**Instructions for the task**
Give back all the data exactly, line by line.

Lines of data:
◇ ◇ ◇ ◇ ◇ ◇ ◇

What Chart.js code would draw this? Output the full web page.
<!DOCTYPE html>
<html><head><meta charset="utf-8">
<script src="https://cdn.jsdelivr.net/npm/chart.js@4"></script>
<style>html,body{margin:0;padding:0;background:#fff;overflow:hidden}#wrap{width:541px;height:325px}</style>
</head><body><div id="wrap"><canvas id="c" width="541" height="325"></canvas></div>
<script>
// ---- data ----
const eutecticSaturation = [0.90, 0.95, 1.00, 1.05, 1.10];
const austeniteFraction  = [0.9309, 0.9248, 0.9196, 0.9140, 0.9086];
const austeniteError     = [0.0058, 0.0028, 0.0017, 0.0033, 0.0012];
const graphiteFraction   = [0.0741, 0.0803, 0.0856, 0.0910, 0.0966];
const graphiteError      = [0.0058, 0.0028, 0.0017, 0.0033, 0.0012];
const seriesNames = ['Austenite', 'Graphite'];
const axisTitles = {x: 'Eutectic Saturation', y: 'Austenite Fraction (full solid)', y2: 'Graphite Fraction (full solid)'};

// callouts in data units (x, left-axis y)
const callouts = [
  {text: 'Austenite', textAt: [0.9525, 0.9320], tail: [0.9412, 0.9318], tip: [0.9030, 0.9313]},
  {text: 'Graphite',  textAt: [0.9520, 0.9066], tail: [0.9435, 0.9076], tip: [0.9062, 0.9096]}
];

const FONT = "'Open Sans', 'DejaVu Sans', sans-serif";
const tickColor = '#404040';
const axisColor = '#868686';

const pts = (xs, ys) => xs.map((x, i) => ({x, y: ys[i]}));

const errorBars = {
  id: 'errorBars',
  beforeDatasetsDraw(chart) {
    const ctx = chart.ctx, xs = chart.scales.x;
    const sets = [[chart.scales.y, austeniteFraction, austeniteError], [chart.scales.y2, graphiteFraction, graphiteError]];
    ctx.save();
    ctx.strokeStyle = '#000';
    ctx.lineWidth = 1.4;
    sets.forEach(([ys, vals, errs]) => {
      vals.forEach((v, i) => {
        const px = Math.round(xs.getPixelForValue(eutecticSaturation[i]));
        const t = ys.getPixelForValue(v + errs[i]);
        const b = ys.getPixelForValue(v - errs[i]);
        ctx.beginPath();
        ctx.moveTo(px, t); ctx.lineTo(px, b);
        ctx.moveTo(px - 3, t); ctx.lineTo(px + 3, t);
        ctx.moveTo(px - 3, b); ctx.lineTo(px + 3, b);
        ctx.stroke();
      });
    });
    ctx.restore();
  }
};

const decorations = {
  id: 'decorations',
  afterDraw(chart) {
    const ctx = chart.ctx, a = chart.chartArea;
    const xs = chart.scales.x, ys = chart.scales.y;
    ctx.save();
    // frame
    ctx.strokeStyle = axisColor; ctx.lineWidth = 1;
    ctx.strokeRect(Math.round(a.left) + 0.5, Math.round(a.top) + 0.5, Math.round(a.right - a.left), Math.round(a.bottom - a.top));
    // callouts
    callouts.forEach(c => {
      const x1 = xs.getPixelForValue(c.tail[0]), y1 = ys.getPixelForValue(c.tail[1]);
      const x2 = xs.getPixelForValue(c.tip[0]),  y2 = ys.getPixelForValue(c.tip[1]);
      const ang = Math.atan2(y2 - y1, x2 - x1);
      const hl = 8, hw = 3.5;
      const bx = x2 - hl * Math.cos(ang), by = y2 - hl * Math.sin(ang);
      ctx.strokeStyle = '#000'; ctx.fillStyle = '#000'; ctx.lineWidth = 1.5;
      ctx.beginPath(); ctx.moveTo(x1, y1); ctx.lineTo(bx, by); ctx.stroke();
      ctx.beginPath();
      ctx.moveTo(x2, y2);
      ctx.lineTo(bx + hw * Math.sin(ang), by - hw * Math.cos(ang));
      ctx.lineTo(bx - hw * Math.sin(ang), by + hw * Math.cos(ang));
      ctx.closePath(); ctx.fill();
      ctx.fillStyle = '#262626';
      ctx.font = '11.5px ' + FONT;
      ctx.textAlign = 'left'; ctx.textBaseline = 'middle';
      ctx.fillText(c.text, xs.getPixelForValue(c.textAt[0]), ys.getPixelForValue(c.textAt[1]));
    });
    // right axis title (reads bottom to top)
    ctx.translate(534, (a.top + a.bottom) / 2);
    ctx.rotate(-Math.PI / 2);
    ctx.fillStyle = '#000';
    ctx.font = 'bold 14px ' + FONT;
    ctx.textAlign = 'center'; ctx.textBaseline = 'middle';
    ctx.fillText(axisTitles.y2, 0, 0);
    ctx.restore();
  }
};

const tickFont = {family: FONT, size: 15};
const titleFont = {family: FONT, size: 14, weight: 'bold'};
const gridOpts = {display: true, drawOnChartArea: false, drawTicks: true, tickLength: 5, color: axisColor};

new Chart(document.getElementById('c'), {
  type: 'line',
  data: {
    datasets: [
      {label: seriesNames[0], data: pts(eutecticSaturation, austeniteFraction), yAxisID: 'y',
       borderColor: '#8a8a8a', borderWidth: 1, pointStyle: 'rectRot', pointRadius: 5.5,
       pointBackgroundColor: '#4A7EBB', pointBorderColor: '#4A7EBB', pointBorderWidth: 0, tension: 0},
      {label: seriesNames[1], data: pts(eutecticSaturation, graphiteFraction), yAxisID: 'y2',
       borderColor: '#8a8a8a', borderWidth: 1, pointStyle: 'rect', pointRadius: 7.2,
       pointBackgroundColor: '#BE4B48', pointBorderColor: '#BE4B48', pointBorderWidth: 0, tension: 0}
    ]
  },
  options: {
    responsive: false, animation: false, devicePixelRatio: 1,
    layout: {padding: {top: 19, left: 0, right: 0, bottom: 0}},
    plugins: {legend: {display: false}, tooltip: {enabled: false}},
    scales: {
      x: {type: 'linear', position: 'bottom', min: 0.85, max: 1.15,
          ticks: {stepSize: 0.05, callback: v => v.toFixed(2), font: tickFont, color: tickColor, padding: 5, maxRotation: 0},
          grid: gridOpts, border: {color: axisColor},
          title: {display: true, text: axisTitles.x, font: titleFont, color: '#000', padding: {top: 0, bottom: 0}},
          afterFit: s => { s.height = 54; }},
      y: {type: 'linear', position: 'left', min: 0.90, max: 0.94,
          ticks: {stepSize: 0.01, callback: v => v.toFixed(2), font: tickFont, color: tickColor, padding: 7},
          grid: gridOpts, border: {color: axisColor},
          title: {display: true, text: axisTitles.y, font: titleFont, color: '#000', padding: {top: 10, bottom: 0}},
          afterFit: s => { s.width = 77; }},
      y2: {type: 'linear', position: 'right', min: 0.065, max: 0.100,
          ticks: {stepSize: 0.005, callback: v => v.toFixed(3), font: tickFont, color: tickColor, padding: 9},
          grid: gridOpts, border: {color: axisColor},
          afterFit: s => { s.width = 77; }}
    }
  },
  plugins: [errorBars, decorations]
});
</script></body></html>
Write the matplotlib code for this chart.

◇ ◇ ◇ ◇ ◇ ◇ ◇

**Expected output**
What Chart.js code would draw this? Output the full web page.
<!DOCTYPE html>
<html><head><meta charset="utf-8">
<script src="https://cdn.jsdelivr.net/npm/chart.js@4"></script>
<style>html,body{margin:0;padding:0;background:#fff;overflow:hidden}#wrap{width:541px;height:325px}</style>
</head><body><div id="wrap"><canvas id="c" width="541" height="325"></canvas></div>
<script>
// ---- data ----
const eutecticSaturation = [0.90, 0.95, 1.00, 1.05, 1.10];
const austeniteFraction  = [0.9309, 0.9248, 0.9196, 0.9140, 0.9086];
const austeniteError     = [0.0058, 0.0028, 0.0017, 0.0033, 0.0012];
const graphiteFraction   = [0.0741, 0.0803, 0.0856, 0.0910, 0.0966];
const graphiteError      = [0.0058, 0.0028, 0.0017, 0.0033, 0.0012];
const seriesNames = ['Austenite', 'Graphite'];
const axisTitles = {x: 'Eutectic Saturation', y: 'Austenite Fraction (full solid)', y2: 'Graphite Fraction (full solid)'};

// callouts in data units (x, left-axis y)
const callouts = [
  {text: 'Austenite', textAt: [0.9525, 0.9320], tail: [0.9412, 0.9318], tip: [0.9030, 0.9313]},
  {text: 'Graphite',  textAt: [0.9520, 0.9066], tail: [0.9435, 0.9076], tip: [0.9062, 0.9096]}
];

const FONT = "'Open Sans', 'DejaVu Sans', sans-serif";
const tickColor = '#404040';
const axisColor = '#868686';

const pts = (xs, ys) => xs.map((x, i) => ({x, y: ys[i]}));

const errorBars = {
  id: 'errorBars',
  beforeDatasetsDraw(chart) {
    const ctx = chart.ctx, xs = chart.scales.x;
    const sets = [[chart.scales.y, austeniteFraction, austeniteError], [chart.scales.y2, graphiteFraction, graphiteError]];
    ctx.save();
    ctx.strokeStyle = '#000';
    ctx.lineWidth = 1.4;
    sets.forEach(([ys, vals, errs]) => {
      vals.forEach((v, i) => {
        const px = Math.round(xs.getPixelForValue(eutecticSaturation[i]));
        const t = ys.getPixelForValue(v + errs[i]);
        const b = ys.getPixelForValue(v - errs[i]);
        ctx.beginPath();
        ctx.moveTo(px, t); ctx.lineTo(px, b);
        ctx.moveTo(px - 3, t); ctx.lineTo(px + 3, t);
        ctx.moveTo(px - 3, b); ctx.lineTo(px + 3, b);
        ctx.stroke();
      });
    });
    ctx.restore();
  }
};

const decorations = {
  id: 'decorations',
  afterDraw(chart) {
    const ctx = chart.ctx, a = chart.chartArea;
    const xs = chart.scales.x, ys = chart.scales.y;
    ctx.save();
    // frame
    ctx.strokeStyle = axisColor; ctx.lineWidth = 1;
    ctx.strokeRect(Math.round(a.left) + 0.5, Math.round(a.top) + 0.5, Math.round(a.right - a.left), Math.round(a.bottom - a.top));
    // callouts
    callouts.forEach(c => {
      const x1 = xs.getPixelForValue(c.tail[0]), y1 = ys.getPixelForValue(c.tail[1]);
      const x2 = xs.getPixelForValue(c.tip[0]),  y2 = ys.getPixelForValue(c.tip[1]);
      const ang = Math.atan2(y2 - y1, x2 - x1);
      const hl = 8, hw = 3.5;
      const bx = x2 - hl * Math.cos(ang), by = y2 - hl * Math.sin(ang);
      ctx.strokeStyle = '#000'; ctx.fillStyle = '#000'; ctx.lineWidth = 1.5;
      ctx.beginPath(); ctx.moveTo(x1, y1); ctx.lineTo(bx, by); ctx.stroke();
      ctx.beginPath();
      ctx.moveTo(x2, y2);
      ctx.lineTo(bx + hw * Math.sin(ang), by - hw * Math.cos(ang));
      ctx.lineTo(bx - hw * Math.sin(ang), by + hw * Math.cos(ang));
      ctx.closePath(); ctx.fill();
      ctx.fillStyle = '#262626';
      ctx.font = '11.5px ' + FONT;
      ctx.textAlign = 'left'; ctx.textBaseline = 'middle';
      ctx.fillText(c.text, xs.getPixelForValue(c.textAt[0]), ys.getPixelForValue(c.textAt[1]));
    });
    // right axis title (reads bottom to top)
    ctx.translate(534, (a.top + a.bottom) / 2);
    ctx.rotate(-Math.PI / 2);
    ctx.fillStyle = '#000';
    ctx.font = 'bold 14px ' + FONT;
    ctx.textAlign = 'center'; ctx.textBaseline = 'middle';
    ctx.fillText(axisTitles.y2, 0, 0);
    ctx.restore();
  }
};

const tickFont = {family: FONT, size: 15};
const titleFont = {family: FONT, size: 14, weight: 'bold'};
const gridOpts = {display: true, drawOnChartArea: false, drawTicks: true, tickLength: 5, color: axisColor};

new Chart(document.getElementById('c'), {
  type: 'line',
  data: {
    datasets: [
      {label: seriesNames[0], data: pts(eutecticSaturation, austeniteFraction), yAxisID: 'y',
       borderColor: '#8a8a8a', borderWidth: 1, pointStyle: 'rectRot', pointRadius: 5.5,
       pointBackgroundColor: '#4A7EBB', pointBorderColor: '#4A7EBB', pointBorderWidth: 0, tension: 0},
      {label: seriesNames[1], data: pts(eutecticSaturation, graphiteFraction), yAxisID: 'y2',
       borderColor: '#8a8a8a', borderWidth: 1, pointStyle: 'rect', pointRadius: 7.2,
       pointBackgroundColor: '#BE4B48', pointBorderColor: '#BE4B48', pointBorderWidth: 0, tension: 0}
    ]
  },
  options: {
    responsive: false, animation: false, devicePixelRatio: 1,
    layout: {padding: {top: 19, left: 0, right: 0, bottom: 0}},
    plugins: {legend: {display: false}, tooltip: {enabled: false}},
    scales: {
      x: {type: 'linear', position: 'bottom', min: 0.85, max: 1.15,
          ticks: {stepSize: 0.05, callback: v => v.toFixed(2), font: tickFont, color: tickColor, padding: 5, maxRotation: 0},
          grid: gridOpts, border: {color: axisColor},
          title: {display: true, text: axisTitles.x, font: titleFont, color: '#000', padding: {top: 0, bottom: 0}},
          afterFit: s => { s.height = 54; }},
      y: {type: 'linear', position: 'left', min: 0.90, max: 0.94,
          ticks: {stepSize: 0.01, callback: v => v.toFixed(2), font: tickFont, color: tickColor, padding: 7},
          grid: gridOpts, border: {color: axisColor},
          title: {display: true, text: axisTitles.y, font: titleFont, color: '#000', padding: {top: 10, bottom: 0}},
          afterFit: s => { s.width = 77; }},
      y2: {type: 'linear', position: 'right', min: 0.065, max: 0.100,
          ticks: {stepSize: 0.005, callback: v => v.toFixed(3), font: tickFont, color: tickColor, padding: 9},
          grid: gridOpts, border: {color: axisColor},
          afterFit: s => { s.width = 77; }}
    }
  },
  plugins: [errorBars, decorations]
});
</script></body></html>
Write the matplotlib code for this chart.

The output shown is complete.